We hope you like this latest beta. No doubt you’ve noticed its only been 11 days since 4.0beta9. We’re picking up the cadence as we get closer to the final release, doing betas more and more frequently, each with lots of improvements. Of course, please file bugs if you hit any problems!

Meanwhile, there’s one behind-the-scene detail that I’m most proud of with beta10.

RelEng got the “go to build” for each of Firefox3.5.17, Firefox3.6.14 and Firefox4.0beta10 all within 50mins of each other, all on Friday afternoon. We were able to generate all three releases concurrently, and hand builds over to QA Friday afternoon / Monday morning without any incident.

This is a great testimonial on how our release infrastructure has improved with the move to buildbot 0.8.x as well as the last 3 months of refactoring and general bug fixing.
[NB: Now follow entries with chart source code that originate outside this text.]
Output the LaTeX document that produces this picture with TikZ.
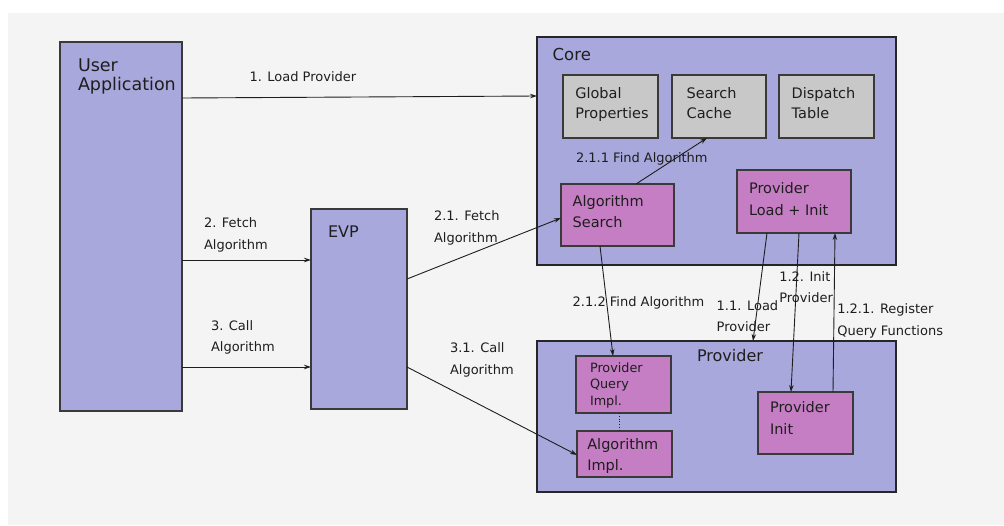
\documentclass[tikz,border=0pt]{standalone}
\usepackage{fontspec}
\setmainfont{DejaVu Sans}
\usetikzlibrary{arrows.meta}

\definecolor{paper}{HTML}{F4F4F4}
\definecolor{lav}{HTML}{A8A8DC}
\definecolor{mag}{HTML}{C57DC3}
\definecolor{gry}{HTML}{C8C8C8}
\definecolor{rim}{HTML}{3A3A3A}
\definecolor{rimdark}{HTML}{262626}
\definecolor{ink}{HTML}{1E1E1E}

% left-aligned block of lines whose baseline is the first line
\newcommand{\txtrows}[1]{\begin{tabular}[t]{@{}l@{}}#1\end{tabular}}

\tikzset{
  box/.style={draw=rim, line width=1.3pt, anchor=north west, inner sep=0pt, outer sep=0pt},
  lavbox/.style={box, fill=lav},
  magbox/.style={box, fill=mag},
  grybox/.style={box, fill=gry},
  framebox/.style={box, fill=lav, draw=rimdark, line width=1.8pt},
  txt/.style={anchor=base west, inner sep=0pt, outer sep=0pt, text=ink},
  bigtxt/.style={txt, font=\fontsize{16.5}{19}\selectfont},
  boxtxt/.style={txt, font=\fontsize{14.5}{21}\selectfont},
  smalltxt/.style={txt, font=\fontsize{12.8}{16.5}\selectfont},
  edgetxt/.style={txt, font=\fontsize{13}{21.7}\selectfont},
  link/.style={draw=ink, line width=0.9pt, -{Stealth[length=7pt,width=4.5pt]}},
}

\begin{document}
\begin{tikzpicture}[x=1pt, y=-1pt]
  \useasboundingbox (0,0) rectangle (1004,525);
  \fill[paper] (8,13) rectangle (1004,525);

  % main components
  \node[lavbox, minimum width=122pt, minimum height=369pt] (ua) at (60,42) {};
  \node[lavbox, minimum width=96pt, minimum height=200pt] (evp) at (311,209) {};
  \node[framebox, minimum width=359pt, minimum height=228pt] (core) at (537,37) {};
  \node[framebox, minimum width=359pt, minimum height=151pt] (prov) at (537,341) {};

  % parts of the core
  \node[grybox, minimum width=95pt, minimum height=63pt] (gp) at (563,75) {};
  \node[grybox, minimum width=94pt, minimum height=63pt] (sc) at (672,75) {};
  \node[grybox, minimum width=95pt, minimum height=63pt] (dt) at (779,75) {};
  \node[magbox, minimum width=113pt, minimum height=62pt] (as) at (561,184) {};
  \node[magbox, minimum width=114pt, minimum height=63pt] (pli) at (737,170) {};

  % parts of the provider
  \node[magbox, minimum width=95pt, minimum height=57pt] (pq) at (576,356) {};
  \node[magbox, minimum width=95pt, minimum height=46pt] (ai) at (577,431) {};
  \node[magbox, minimum width=95pt, minimum height=62pt] (pi) at (758,392) {};

  % titles
  \node[txt, font=\fontsize{17.5}{19}\selectfont] (uaT) at (78,71) {\txtrows{User\\Application}};
  \node[bigtxt, font=\fontsize{16}{19}\selectfont] (evpT) at (328,237.7) {EVP};
  \node[bigtxt] (coreT) at (552.7,60) {Core};
  \node[bigtxt, font=\fontsize{16}{19}\selectfont, anchor=base] (provT) at (730,361) {Provider};

  \node[boxtxt, font=\fontsize{14.5}{20}\selectfont] (gpT) at (575.3,98.3) {\txtrows{Global\\Properties}};
  \node[boxtxt, font=\fontsize{14.5}{20}\selectfont] (scT) at (686.7,98.3) {\txtrows{Search\\Cache}};
  \node[boxtxt, font=\fontsize{14.5}{20}\selectfont] (dtT) at (791.7,98.3) {\txtrows{Dispatch\\Table}};
  \node[boxtxt] (asT) at (572.7,206) {\txtrows{Algorithm\\Search}};
  \node[boxtxt, font=\fontsize{14.5}{21.7}\selectfont] (pliT) at (749,193.3) {\txtrows{Provider\\Load + Init}};
  \node[smalltxt] (pqT) at (590,372.3) {\txtrows{Provider\\Query\\Impl.}};
  \node[boxtxt] (aiT) at (587.3,449.3) {\txtrows{Algorithm\\Impl.}};
  \node[boxtxt, font=\fontsize{14.5}{21.7}\selectfont] (piT) at (770,412.3) {\txtrows{Provider\\Init}};

  % calls between components
  \draw[link] (ua.east |- 0,98) -- (core.west |- 0,96);
  \draw[link] (ua.east |- 0,260) -- (evp.west |- 0,260);
  \draw[link] (ua.east |- 0,367) -- (evp.west |- 0,367);
  \draw[link] (evp.east |- 0,279) -- (as.west |- 0,218);
  \draw[link] (evp.east |- 0,367) -- (ai.west |- 0,455);
  \draw[link] (as.north -| 636,0) -- (sc.south -| 707,0);
  \draw[link] (as.south -| 600,0) -- (pq.north -| 613,0);
  \draw[link] (pli.south -| 767,0) -- (prov.north -| 753,0);
  \draw[link] (pli.south -| 799,0) -- (pi.north -| 791,0);
  \draw[link] (pi.north -| 833,0) -- (pli.south -| 835,0);
  \draw[ink, line width=0.8pt, dotted] (pq.south -| 619,0) -- (ai.north -| 619,0);

  % call labels
  \node[edgetxt] (l1) at (249.5,81.7) {1. Load Provider};
  \node[edgetxt] (l2) at (204,227.3) {\txtrows{2. Fetch\\Algorithm}};
  \node[edgetxt] (l3) at (211,330) {\txtrows{3. Call\\Algorithm}};
  \node[edgetxt] (l21) at (434,220.7) {\txtrows{2.1. Fetch\\Algorithm}};
  \node[edgetxt] (l31) at (450,352.3) {\txtrows{3.1. Call\\Algorithm}};
  \node[edgetxt] (l211) at (576,162.7) {2.1.1 Find Algorithm};
  \node[edgetxt] (l212) at (572.7,306) {2.1.2 Find Algorithm};
  \node[edgetxt] (l11) at (716.7,310) {\txtrows{1.1. Load\\Provider}};
  \node[edgetxt] (l12) at (779.3,281) {\txtrows{1.2. Init\\Provider}};
  \node[edgetxt] (l121) at (837.3,313.3) {\txtrows{1.2.1. Register\\Query Functions}};
\end{tikzpicture}
\end{document}
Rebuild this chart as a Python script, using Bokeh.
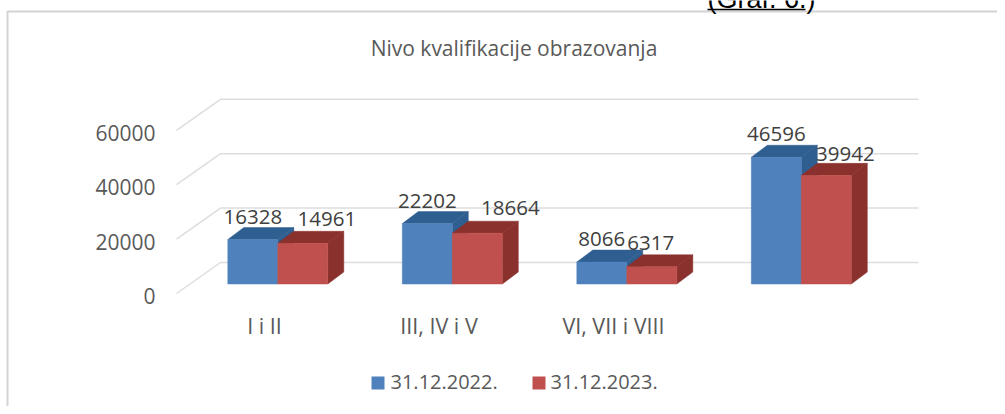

Of course, there are still lots more improvements we need to do – the next big step is underway, moving all the Fennec release automation code to buildbot 0.8.x and consolidating it with the Firefox release automation code. This will enable us to do multiple Fennec releases at the same time as multiple Firefox releases – something we feel is strategically really important for Mozilla in 2011.

Meanwhile, it was really great to see this infrastructure coming together, and how work done by RelEng so far has made handling those three emails on Friday feasible.